A young homeless man sat on the ground. He wore two pairs of jeans and had a hood pulled over his long brown hair. Before him was a crockpot filled with burning paper, over which he was heating tortillas in a dirty skillet. As cars, cyclists and tech commuter buses rushed past, white smoke poured into the darkening air.
“The last time I saw cooking on a sidewalk,” Farha said, “was in Mumbai.”
Farha, 49, is a Canadian lawyer. She is also the United Nations special rapporteur on adequate housing, charged with probing deplorable living conditions and assessing compliance with international human rights law. Her latest project is a report on “informal settlements” – shanties, favelas, tent cities – which will be presented at the UN general assembly.
In Mexico City, she spent time in a slum by a railway line. In Manila and Jakarta, she visited decrepit and makeshift houses. San Francisco has a median home value of $1.3m and would seem an incongruous next stop. Farha had come on an unofficial visit, at the invitation of academics and advocates.
“The situation is unacceptable in light of the wealth of the country,” she said, adding that she was “deeply, deeply concerned” by the homelessness she saw.
Poverty in the US is an established UN focus; last month, another rapporteur was dismayed by visits to Skid Row in Los Angeles and hookworm-afflicted deep south communities.
In 2011, a UN representative visited Sacramento. After discovering that homeless people were defecating into plastic bags, the official wrote to the city’s mayor. Such circumstances, she said, could amount to “cruel, inhuman or degrading treatment”.
‘It’s structural’
“Did you know you have a right to housing?” she asked, referring to article 25 of the Universal Declaration of Human Rights. How would he react if the government offered him somewhere to live with no strings attached?
“That’d probably be something I’d hop, skip and jump to,” Hoch said.

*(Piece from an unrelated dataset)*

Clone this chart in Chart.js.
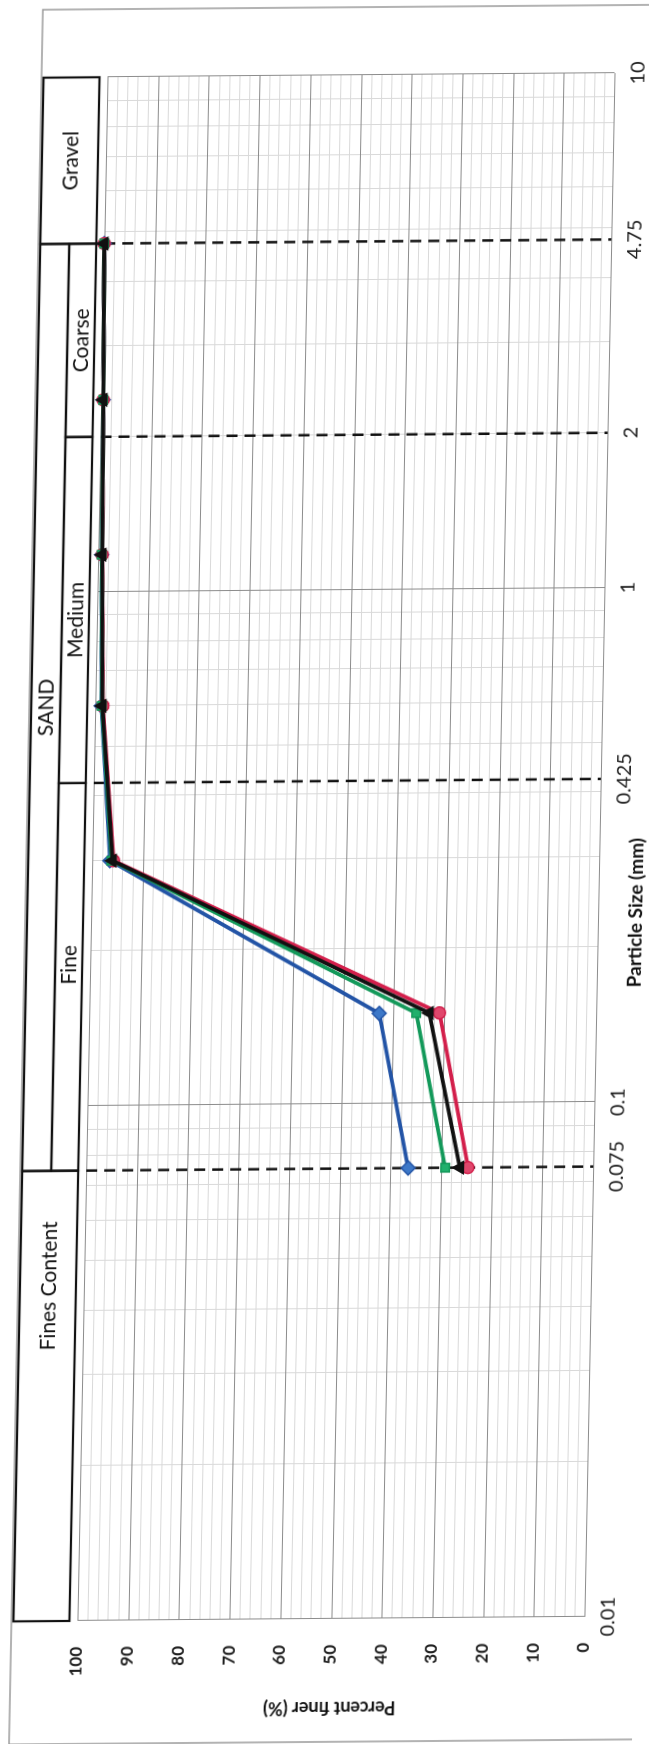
<!DOCTYPE html>
<html>
<head>
<meta charset="utf-8">
<script src="https://cdn.jsdelivr.net/npm/chart.js@4.4.1/dist/chart.umd.min.js"></script>
<style>
  html, body { margin: 0; padding: 0; background: #fff; overflow: hidden; }
  #page { position: relative; width: 649px; height: 1744px; overflow: hidden; background: #fff; }
  /* the scanned sheet is a little out of square */
  #sheet { position: absolute; left: 0; top: 0; width: 649px; height: 1744px;
           transform-origin: 324.5px 872px; transform: matrix(1, -0.008, -0.0195, 1, 0, 0); }
  /* chart is drawn landscape, then turned a quarter turn to the left */
  #turn { position: absolute; left: 0; top: 0; width: 1744px; height: 649px;
          transform-origin: 0 0; transform: translate(0, 1744px) rotate(-90deg); }
</style>
</head>
<body>
<div id="page"><div id="sheet"><div id="turn">
  <canvas id="myChart" width="1744" height="649"></canvas>
</div></div></div>
<script>
'use strict';

// sieve sizes (mm)
var sizes = [0.075, 0.15, 0.3, 0.6, 1.18, 2.36, 4.75];

// percent finer for each sample
var blackPass = [26.3, 32.9, 96.0, 98.6, 99.2, 99.6, 100];
var greenPass = [29.2, 35.5, 96.2, 98.7, 99.3, 99.6, 100];
var redPass   = [24.7, 30.9, 95.8, 98.5, 99.2, 99.6, 100];
var bluePass  = [36.5, 42.8, 96.5, 98.8, 99.3, 99.6, 100];

// axis labels
var xTickVals   = [0.01, 0.075, 0.1, 0.425, 1, 2, 4.75, 10];
var xTickLabels = ['0.01', '0.075', '0.1', '0.425', '1', '2', '4.75', '10'];
var yTickVals   = [0, 10, 20, 30, 40, 50, 60, 70, 80, 90, 100];

// class limits (dashed lines)
var limits = [0.075, 0.425, 2, 4.75];

// soil classes in the header strip
var classNames = ['Fines Content', 'SAND', 'Fine', 'Medium', 'Coarse', 'Gravel'];
var classFrom  = [0.01, 0.075, 0.075, 0.425, 2, 4.75];
var classTo    = [0.075, 4.75, 0.425, 2, 4.75, 10];
var classRow   = ['all', 'top', 'bottom', 'bottom', 'bottom', 'all'];

// gridline values
var majorX = [0.01, 0.1, 1, 10];
var minorX = [];
[0.01, 0.1, 1].forEach(function (d) {
  for (var m = 2; m <= 9; m++) minorX.push(+(m * d).toPrecision(3));
});

function toPoints(vals) {
  return sizes.map(function (s, i) { return { x: s, y: vals[i] }; });
}

var FONT = 'Lato, "Open Sans", sans-serif';

// grid, dashed limits, header strip, x title and frame
var soilPlugin = {
  id: 'soil',
  beforeDatasetsDraw: function (chart) {
    var ctx = chart.ctx, a = chart.chartArea;
    var xs = chart.scales.x, ys = chart.scales.y;
    ctx.save();
    ctx.lineWidth = 1;

    // minor grid
    ctx.strokeStyle = '#d9d9d9';
    ctx.beginPath();
    minorX.forEach(function (v) {
      var px = Math.round(xs.getPixelForValue(v)) + 0.5;
      ctx.moveTo(px, a.top); ctx.lineTo(px, a.bottom);
    });
    for (var p = 2; p < 100; p += 2) {
      if (p % 10 === 0) continue;
      var py = Math.round(ys.getPixelForValue(p)) + 0.5;
      ctx.moveTo(a.left, py); ctx.lineTo(a.right, py);
    }
    ctx.stroke();

    // major grid
    ctx.strokeStyle = '#8c8c8c';
    ctx.beginPath();
    majorX.forEach(function (v) {
      var px = Math.round(xs.getPixelForValue(v)) + 0.5;
      ctx.moveTo(px, a.top); ctx.lineTo(px, a.bottom);
    });
    yTickVals.forEach(function (v) {
      var py = Math.round(ys.getPixelForValue(v)) + 0.5;
      ctx.moveTo(a.left, py); ctx.lineTo(a.right, py);
    });
    ctx.stroke();

    // dashed class limits
    ctx.strokeStyle = '#111';
    ctx.lineWidth = 2.5;
    ctx.setLineDash([11, 7]);
    ctx.beginPath();
    limits.forEach(function (v) {
      var px = xs.getPixelForValue(v);
      ctx.moveTo(px, a.top); ctx.lineTo(px, a.bottom);
    });
    ctx.stroke();
    ctx.restore();
  },
  afterDraw: function (chart, args, opts) {
    var ctx = chart.ctx;
    var xs = chart.scales.x;
    var top = opts.bandTop, mid = opts.bandMid, bot = opts.bandBottom;
    ctx.save();

    // chart frame
    ctx.strokeStyle = '#9a9a9a';
    ctx.lineWidth = 1.5;
    ctx.strokeRect(opts.frameLeft, opts.frameTop, opts.frameRight - opts.frameLeft, 700);

    // class boxes
    ctx.strokeStyle = '#111';
    ctx.lineWidth = 2.2;
    ctx.font = '21px ' + FONT;
    ctx.fillStyle = '#111';
    ctx.textAlign = 'center';
    ctx.textBaseline = 'middle';
    classNames.forEach(function (name, i) {
      var x0 = xs.getPixelForValue(classFrom[i]);
      var x1 = xs.getPixelForValue(classTo[i]);
      var y0 = top, y1 = bot;
      if (classRow[i] === 'top') y1 = mid;
      if (classRow[i] === 'bottom') y0 = mid;
      ctx.strokeRect(x0, y0, x1 - x0, y1 - y0);
      ctx.fillText(name, (x0 + x1) / 2 + (opts.nudge[i] || 0), (y0 + y1) / 2 + 1);
    });

    // x axis title, set a little off centre as in the sheet
    ctx.font = 'bold 19px ' + FONT;
    ctx.fillText('Particle Size (mm)', (xs.left + xs.right) / 2 + opts.titleShift, opts.titleY);
    ctx.restore();
  }
};

var ctx = document.getElementById('myChart');

function series(label, vals, color, fill, shape, radius) {
  return {
    label: label,
    data: toPoints(vals),
    showLine: true,
    borderColor: color,
    backgroundColor: fill,
    borderWidth: 3.8,
    pointStyle: shape,
    pointRadius: radius,
    pointBorderWidth: 1.5,
    pointBorderColor: color,
    pointBackgroundColor: fill,
    tension: 0,
    clip: false
  };
}

var myChart = new Chart(ctx, {
  type: 'scatter',
  data: {
    datasets: [
      series('Sample 4', blackPass, '#111111', '#111111', 'triangle', 7),
      series('Sample 3', greenPass, '#13995a', '#20b06c', 'rect', 6),
      series('Sample 2', redPass, '#d31f4b', '#e0476c', 'circle', 6),
      series('Sample 1', bluePass, '#2354a6', '#3d78c8', 'rectRot', 7)
    ]
  },
  options: {
    responsive: false,
    animation: false,
    devicePixelRatio: 1,
    events: [],
    layout: { padding: { left: 0, right: 75, top: 92, bottom: 0 } },
    plugins: {
      legend: { display: false },
      tooltip: { enabled: false },
      soil: {
        bandTop: 28, bandMid: 57, bandBottom: 84,
        frameLeft: 2, frameRight: 1737, frameTop: 26,
        nudge: [110, 0, 12, -10, 0, 0],
        titleShift: -68, titleY: 637
      }
    },
    scales: {
      x: {
        type: 'logarithmic',
        min: 0.01,
        max: 10,
        afterFit: function (s) { s.height = 50; },
        afterBuildTicks: function (s) {
          s.ticks = xTickVals.map(function (v) { return { value: v }; });
        },
        grid: { display: false },
        border: { display: false },
        ticks: {
          autoSkip: false, maxRotation: 0, minRotation: 0, padding: 4,
          color: '#1e1e1e',
          font: { family: FONT, size: 20 },
          callback: function (v, i) { return xTickLabels[i]; }
        },
        title: { display: false }
      },
      y: {
        min: 0,
        max: 100,
        afterFit: function (s) { s.width = 125; },
        afterBuildTicks: function (s) {
          s.ticks = yTickVals.map(function (v) { return { value: v }; });
        },
        grid: { display: false },
        border: { display: false },
        ticks: {
          padding: 18, color: '#1e1e1e',
          font: { family: FONT, size: 17, weight: 'bold' }
        },
        title: {
          display: true, text: 'Percent finer (%)', color: '#111',
          font: { family: FONT, size: 18, weight: 'bold' },
          padding: { top: 25, bottom: 0 }
        }
      }
    }
  },
  plugins: [soilPlugin]
});
</script>
</body>
</html>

“That’s something your government is supposed to do,” Farha said. “I hate to tell you, you’re being ripped off.”
Homelessness is on the rise in the US for the first time since the great recession. In San Francisco, about 7,500 homeless people were counted last year, more than two-thirds suffering from health conditions including brain injuries and HIV/Aids.
It would be easy to dismiss such extreme poverty as a product of human frailty. Ben Carson, secretary of housing and urban development, has described poverty as a “state of mind”. Farha takes a contrary view.
“If I turned to San Francisco and there were 100 people who were homeless, I might say, ‘Hmm, this is probably about psychological disability, drug dependence, a history of sexual abuse in their childhood’ or something like that. I might be able to say that it is very individualized.
“But when you’re seeing the numbers of people who are homeless here and in every other city, you just know it’s structural.”
There is almost nowhere in the US that is affordable for those earning minimum wage. The country is short about 7.5m homes for extremely low-income renters. In San Francisco, the waitlist to get into a homeless shelter is more than 1,000 names long.
“In international human rights law,” Farha said, “providing shelter to people who are homeless is the absolute minimum standard for any country, regardless of resources.”
‘There’s a cruelty here’
The next day, in Oakland, she saw one kind of stopgap. In the shadow of several freeways, the city had installed a scattering of sheds, housing about 35 people on a bare patch of gravel. The sheds do not come with electricity, plumbing or insulation. Each has one small window.
Such “tiny homes” are increasingly used in western cities when permanent housing is unavailable. Experts fear they could pave the way for American shantytowns.
Farha was led inside a shed inhabited by Robyin Clark, who described herself as the camp “mom”. She has been homeless, she said, off and on since the age of 12. The city had supplied a camp bed and three storage boxes. At night it was “like an iced freezer”, Clark said. Her daughter, Kimmie Sanchez, said she was grateful for the respite.
The alternative was evident a mile or two away, in a string of shacks built from discarded materials. Farha picked her way through one, an immense, rickety warren of tarps and wood, the floor sodden and covered with broken glass. The inhabitant, Mavin Carter-Griffin, told Farha she sometimes felt she had created a Burning Man-style art project. Other times, it felt like a trap.
“There’s this abject humiliation and embarrassment,” she said. “I’m astounded that my life is here.”
Outside, there was a portable toilet serving dozens of people. It was overflowing, said a member of Farha’s team who used it.
Farha was struck by the stories she heard of homeless people losing their few possessions in encampment sweeps, and laws that criminalize sitting on sidewalks or food sharing. “There’s a cruelty here that I don’t think I’ve seen,” she said.
Next she was heading to Los Angeles, where thousands live in conditions that do not meet standards set for refugee camps.
“I’m slightly terrified to go to LA,” Farha said, “because everyone says LA is even worse.”